Narthanasala - Movie Review
Film: @Narthanasala
Cast: Naga Shaurya, Kashmira Kulkarni, Yamini Bhaskar, Shivaji Raja, Jayaparakash Reddy, Satyam Rajesh, Ajay and others
Music: Mahati Swara Sagar
Editor: Kotagiri Venkateswara Rao & Tammi Raju
DoP: Vijay C Kumar
Art Director: Kiran Kumar Manne
Banner: IRA Creations
Producer: Usha Mulpuri
Written and Directed by: Srinivas Chakravarthi
Release date: August 30, 2018
CBFC Rating: UA
What’s it about!
Radha Krishna (Naga Shaurya) loves a girl named Manasa (Kashmira) but his father fixes his marriage with a girl named Satya Bhama (Yamini). When truth is revealed Sathya Bhama’s father threatens to kill him if he doesn’t marry her. To come out of this situation, he tells them that he likes men, not women. When Satya Bhama’s father (Jayaprakash Reddy) excuses him, Raja (Ajay) proposes to Radha Krishna. What happens next?
Analysis
In 1963 ‘Nartanasala’, regarded as great classic in Telugu cinema that won awards at International film festivals, NT Rama Rao played the role of Brihannala, Arjuna living in the garb of women as part of Pandava’s exile. Brihannala teaches music and dance. This film was based on part of Virat Parvam from The Mahabharata. In the latest Naga Shaurya starrer that has the same name of NTR’s classic, the protagonist poses as gay to avoid marriage to a girl his father fixed.
A character in the film says, “Ninnu choostente Narthanasala lo Brihannala gurtostunnadu. Akkada gay lover ledu neeku unnadu. Anthe teda” (Your situation reminds me of Brihannala in Narthanasala except that he didn’t have male lover). This dialogue sums of the plot. The director must have thought that what if Brihannala gets proposal from a guy. Although this twist seems right to weave a comedy out of it, the idea has remains exciting on the paper, not on screen.
New director Srinivasa Chakravarthy begins with the story of Shivaji Raja wanting a daughter. But his wife gives birth to a son and he starts raising the son with women’s clothing. This thread is used only for some outlandish comedy, it doesn’t affect the main storyline. Later it is showed that the boy turns out to be a guy who trains women to be Jhansi Ranis’, being good at self-defense. From here, the film turns totally farce.
An actress as damsel in distress introduced. She wants to become nun to avoid harassment from a cheater (Satyam Rajesh).

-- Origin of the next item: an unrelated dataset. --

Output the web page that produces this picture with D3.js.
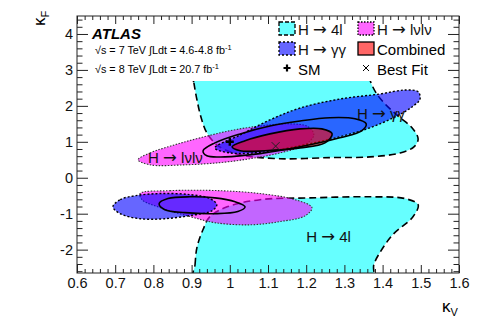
<!DOCTYPE html>
<html lang="en">
<head>
<meta charset="utf-8">
<title>kappa_F vs kappa_V</title>
<script src="https://cdnjs.cloudflare.com/ajax/libs/d3/7.8.5/d3.min.js"></script>
<style>
  body { margin: 0; background: #fff; }
  svg text { font-family: "Liberation Sans", Arial, sans-serif; }
</style>
</head>
<body>
<div id="chart"></div>
<script>
// contours, [kappaV, kappaF]
var zz4lUpper = [[0.901,3.0],[0.906,2.64],[0.914,2.17],[0.925,1.67],[0.94,1.25],[0.969,0.89],[1.027,0.64],
  [1.131,0.53],[1.262,0.56],[1.367,0.58],[1.446,0.69],[1.482,0.86],[1.493,1.08],[1.477,1.39],
  [1.44,1.72],[1.406,2.06],[1.383,2.36],[1.367,2.72],[1.362,3.0]];
var zz4lLower = [[0.906,-2.83],[0.909,-2.42],[0.914,-1.94],[0.93,-1.44],[0.948,-1.08],[0.993,-0.81],
  [1.079,-0.61],[1.21,-0.56],[1.367,-0.53],[1.459,-0.58],[1.493,-0.75],[1.48,-1.08],[1.427,-1.58],
  [1.393,-2.08],[1.377,-2.42],[1.372,-2.83]];
var wwUpper = [[0.76,0.5],[0.791,0.69],[0.857,0.92],[0.922,1.11],[1.001,1.31],[1.079,1.44],[1.158,1.5],
  [1.205,1.42],[1.22,1.19],[1.197,0.92],[1.131,0.69],[1.053,0.53],[0.974,0.42],[0.883,0.36],[0.791,0.36]];
var wwLower = [[0.765,-0.44],[0.843,-0.36],[0.974,-0.36],[1.079,-0.44],[1.171,-0.61],[1.215,-0.83],
  [1.197,-1.06],[1.131,-1.22],[1.053,-1.31],[0.961,-1.25],[0.896,-1.08],[0.817,-0.83],[0.77,-0.61]];
var ggUpper = [[0.961,0.83],[1.027,1.19],[1.105,1.61],[1.184,1.94],[1.288,2.19],[1.393,2.33],[1.459,2.44],
  [1.493,2.39],[1.498,2.19],[1.477,1.97],[1.432,1.69],[1.367,1.39],[1.288,1.14],[1.197,0.92],
  [1.092,0.72],[1.001,0.69]];
var ggLower = [[0.694,-0.81],[0.713,-0.61],[0.752,-0.5],[0.817,-0.44],[0.896,-0.47],[0.948,-0.58],
  [0.966,-0.75],[0.953,-0.92],[0.909,-1.03],[0.83,-1.14],[0.765,-1.14],[0.713,-1.0]];
var comb68 = [[1.006,0.86],[1.04,1.03],[1.105,1.22],[1.184,1.36],[1.241,1.36],[1.268,1.22],[1.249,0.97],
  [1.184,0.83],[1.092,0.75],[1.027,0.75]];
var comb95Upper = [[0.93,0.75],[0.961,0.97],[1.027,1.22],[1.105,1.44],[1.184,1.58],[1.262,1.67],
  [1.328,1.64],[1.357,1.5],[1.346,1.31],[1.288,1.11],[1.184,0.86],[1.079,0.67],[0.987,0.58],[0.94,0.61]];
var comb95Lower = [[0.815,-0.72],[0.838,-0.58],[0.896,-0.53],[0.961,-0.56],[1.014,-0.67],[1.04,-0.81],
  [1.021,-0.94],[0.961,-1.0],[0.883,-0.97],[0.83,-0.89]];
var smPoint = [1.0, 1.0];
var bestFit = [1.12, 0.88];

var xMajor = [0.6, 0.7, 0.8, 0.9, 1.0, 1.1, 1.2, 1.3, 1.4, 1.5, 1.6];
var xLabels = ["0.6", "0.7", "0.8", "0.9", "1", "1.1", "1.2", "1.3", "1.4", "1.5", "1.6"];
var yMajor = [-2, -1, 0, 1, 2, 3, 4];
var yLabels = ["-2", "-1", "0", "1", "2", "3", "4"];

var width = 483, height = 327;
var mLeft = 77, mRight = 459, mTop = 16, mBottom = 273;

var x = d3.scaleLinear().domain([0.6, 1.6]).range([mLeft, mRight]);
var y = d3.scaleLinear().domain([-2.65, 4.5]).range([mBottom, mTop]);

var svg = d3.select("#chart").append("svg")
  .attr("width", width).attr("height", height);

svg.append("defs").append("clipPath").attr("id", "frame")
  .append("rect").attr("x", mLeft).attr("y", mTop)
  .attr("width", mRight - mLeft).attr("height", mBottom - mTop);

var shape = d3.line()
  .x(function(d) { return x(d[0]); })
  .y(function(d) { return y(d[1]); })
  .curve(d3.curveCatmullRomClosed.alpha(0.5));

var plot = svg.append("g").attr("clip-path", "url(#frame)");

function region(pts, fill, stroke, dash, sw) {
  plot.append("path").attr("d", shape(pts))
    .attr("fill", fill)
    .attr("stroke", stroke)
    .attr("stroke-width", sw)
    .attr("stroke-dasharray", dash);
}

// "H -> xx" with a wider arrow glyph, like the ROOT symbol font
function decay(g, px, py, what, size) {
  var t = g.append("text").attr("x", px).attr("y", py).attr("font-size", size).attr("fill", "#111");
  t.append("tspan").text("H ");
  t.append("tspan").style("font-family", "'DejaVu Sans', sans-serif").attr("font-size", size * 1.1).text("\u2192");
  t.append("tspan").text(" " + what);
  return t;
}

var cyan = "rgba(0,255,255,0.6)", blue = "rgba(0,0,255,0.6)",
    magenta = "rgba(255,0,255,0.6)", red = "rgba(255,0,0,0.6)";

// H->4l
region(zz4lUpper, cyan, "#000", "7,4", 1.6);
region(zz4lLower, cyan, "#000", "7,4", 1.6);
// H->WW
region(wwUpper, magenta, "#333", "1.5,1.5", 1.1);
region(wwLower, magenta, "#333", "1.5,1.5", 1.1);
// H->gg
region(ggUpper, blue, "#000", "2,2", 1.4);
region(ggLower, blue, "#000", "2,2", 1.4);
// combined
region(comb68, red, "#000", null, 1.6);
region(comb95Upper, "none", "#000", null, 1.6);
region(comb95Lower, "none", "#000", null, 1.6);

// SM and best fit markers
plot.append("path")
  .attr("d", "M" + (x(smPoint[0]) - 4) + "," + y(smPoint[1]) + "h8M" + x(smPoint[0]) + "," + (y(smPoint[1]) - 4) + "v8")
  .attr("stroke", "#000").attr("stroke-width", 2.4);
plot.append("path")
  .attr("d", "M" + (x(bestFit[0]) - 4) + "," + (y(bestFit[1]) - 4) + "l8,8M" + (x(bestFit[0]) - 4) + "," + (y(bestFit[1]) + 4) + "l8,-8")
  .attr("stroke", "#222").attr("stroke-width", 1);

// channel labels in plot
decay(plot, x(1.333), y(1.63), "\u03b3\u03b3", 15);
decay(plot, x(0.786), y(0.42), "l\u03bdl\u03bd", 15);
decay(plot, x(1.2), y(-1.8), "4l", 15);

// legend background covers the top of the plot
svg.append("rect").attr("x", 185).attr("y", mTop + 0.5).attr("width", mRight - 186).attr("height", 64.5).attr("fill", "#fff");

// axes (ticks inside, on all four sides)
function minors(lo, hi, step, majors) {
  var out = [];
  for (var i = 0; lo + i * step <= hi + 1e-9; i++) {
    var v = +(lo + i * step).toFixed(4);
    if (majors.indexOf(v) < 0) out.push(v);
  }
  return out;
}
var xMinor = minors(0.6, 1.6, 0.02, xMajor);
var yMinor = minors(-2.6, 4.4, 0.2, yMajor);

var axes = svg.append("g");
axes.append("g").attr("transform", "translate(0," + mBottom + ")")
  .call(d3.axisBottom(x).tickValues(xMajor).tickSize(-8).tickPadding(5)
    .tickFormat(function(d, i) { return xLabels[i]; }));
axes.append("g").attr("transform", "translate(0," + mBottom + ")")
  .call(d3.axisBottom(x).tickValues(xMinor).tickSize(-4).tickFormat(""));
axes.append("g").attr("transform", "translate(0," + mTop + ")")
  .call(d3.axisTop(x).tickValues(xMajor).tickSize(-8).tickFormat(""));
axes.append("g").attr("transform", "translate(0," + mTop + ")")
  .call(d3.axisTop(x).tickValues(xMinor).tickSize(-4).tickFormat(""));
axes.append("g").attr("transform", "translate(" + mLeft + ",0)")
  .call(d3.axisLeft(y).tickValues(yMajor).tickSize(-11).tickPadding(4)
    .tickFormat(function(d, i) { return yLabels[i]; }));
axes.append("g").attr("transform", "translate(" + mLeft + ",0)")
  .call(d3.axisLeft(y).tickValues(yMinor).tickSize(-5.5).tickFormat(""));
axes.append("g").attr("transform", "translate(" + mRight + ",0)")
  .call(d3.axisRight(y).tickValues(yMajor).tickSize(-11).tickFormat(""));
axes.append("g").attr("transform", "translate(" + mRight + ",0)")
  .call(d3.axisRight(y).tickValues(yMinor).tickSize(-5.5).tickFormat(""));
axes.selectAll(".domain").remove();
axes.selectAll("line").attr("stroke", "#222");
axes.selectAll("text").attr("font-size", 14.5).attr("fill", "#111")
  .style("font-family", "'Liberation Sans', Arial, sans-serif");

svg.append("rect").attr("x", mLeft).attr("y", mTop)
  .attr("width", mRight - mLeft).attr("height", mBottom - mTop)
  .attr("fill", "none").attr("stroke", "#222").attr("stroke-width", 1);

// axis titles
var kf = svg.append("text").attr("transform", "translate(45,26) rotate(-90)").attr("font-size", 17);
kf.append("tspan").text("\u03ba");
kf.append("tspan").attr("font-size", 11).attr("dy", 4).text("F");
var kv = svg.append("text").attr("x", 442).attr("y", 312).attr("font-size", 17);
kv.append("tspan").text("\u03ba");
kv.append("tspan").attr("font-size", 11).attr("dy", 4).text("V");

// ATLAS label and luminosity
svg.append("text").attr("x", 92).attr("y", 39).attr("font-size", 15)
  .attr("font-weight", "bold").attr("font-style", "italic").text("ATLAS");
var l1 = svg.append("text").attr("x", 95).attr("y", 54).attr("font-size", 10.8);
l1.append("tspan").text("\u221as = 7 TeV \u222bLdt = 4.6-4.8 fb");
l1.append("tspan").attr("font-size", 7.5).attr("dy", -4).text("-1");
var l2 = svg.append("text").attr("x", 95).attr("y", 73).attr("font-size", 10.8);
l2.append("tspan").text("\u221as = 8 TeV \u222bLdt = 20.7 fb");
l2.append("tspan").attr("font-size", 7.5).attr("dy", -4).text("-1");

// legend
var legendItems = [
  { label: "4l", fill: cyan, dash: "4,2", lx: 279, ly: 22 },
  { label: "l\u03bdl\u03bd", fill: magenta, dash: "1.5,1.5", lx: 358, ly: 22 },
  { label: "\u03b3\u03b3", fill: blue, dash: "2,2", lx: 279, ly: 42 },
  { label: "Combined", fill: red, dash: null, lx: 358, ly: 42 }
];
legendItems.forEach(function(d) {
  svg.append("rect").attr("x", d.lx).attr("y", d.ly).attr("width", 16).attr("height", 13)
    .attr("fill", d.fill).attr("stroke", "#000").attr("stroke-width", 1.3)
    .attr("stroke-dasharray", d.dash);
  if (d.label === "Combined") {
    svg.append("text").attr("x", d.lx + 19).attr("y", d.ly + 13).attr("font-size", 15).text(d.label);
  } else {
    decay(svg, d.lx + 19, d.ly + 13, d.label, 15);
  }
});
svg.append("path").attr("d", "M283.5,68h7M287,64.5v7").attr("stroke", "#000").attr("stroke-width", 2.2);
svg.append("text").attr("x", 298).attr("y", 75).attr("font-size", 15).text("SM");
svg.append("path").attr("d", "M363,65l6,6M363,71l6,-6").attr("stroke", "#000").attr("stroke-width", 1);
svg.append("text").attr("x", 377).attr("y", 75).attr("font-size", 15).text("Best Fit");
</script>
</body>
</html>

Enters the protagonist to teach this cheater a lesson. Around 15 to 20 minutes, we get to see hero doing some silly comedy (beating him constantly). Satyam Rajesh cheats more than dozen women and hero makes all the woman slap him. By end of the scene, we get the feeling that the director is also slapping us. Such silly comedy is shown.
Then some songs follow. Only at the interval we get to the main twist- hero rejecting a marriage fixed by his father and he getting proposal from a homosexual. In the entire second half, the scenes and situations rally around hero and the guy.
Objectionable comedy is woven around homosexuals in the entire second half calling them as ‘Pothram’ (Stone mortar with a pestle, a kitchen item with a hole and the grinding stick) but in the climax hero tells a one-line dialogue: “Homosexuals are also like us, we should treat them with affection and love, not ridicule them.” Ah!
The first half itself is so boring. Post-interval inane comedy is shown. The film lacks sensible moments and is full of inane situations.
As far as performances concerned, Ajay gives an honest performance. Naga Shaurya is plain. Both the heroines have not much roles. Jayaprakash Reddy’s acting is in his usual style.
Mahati Sagar’s compositions are neat. “Egireney Manasu Seethakokalla” is good melody. Cinematography and production values are decent. The new director fails to impress with his work.
Bottom-line: ‘Narthanasala’ has attempted to narrate a gay comedy but it turns out to be bland and full of objectionable (homophobic and offensive) and inane comedy scenes. A farce happens in the name of comedy.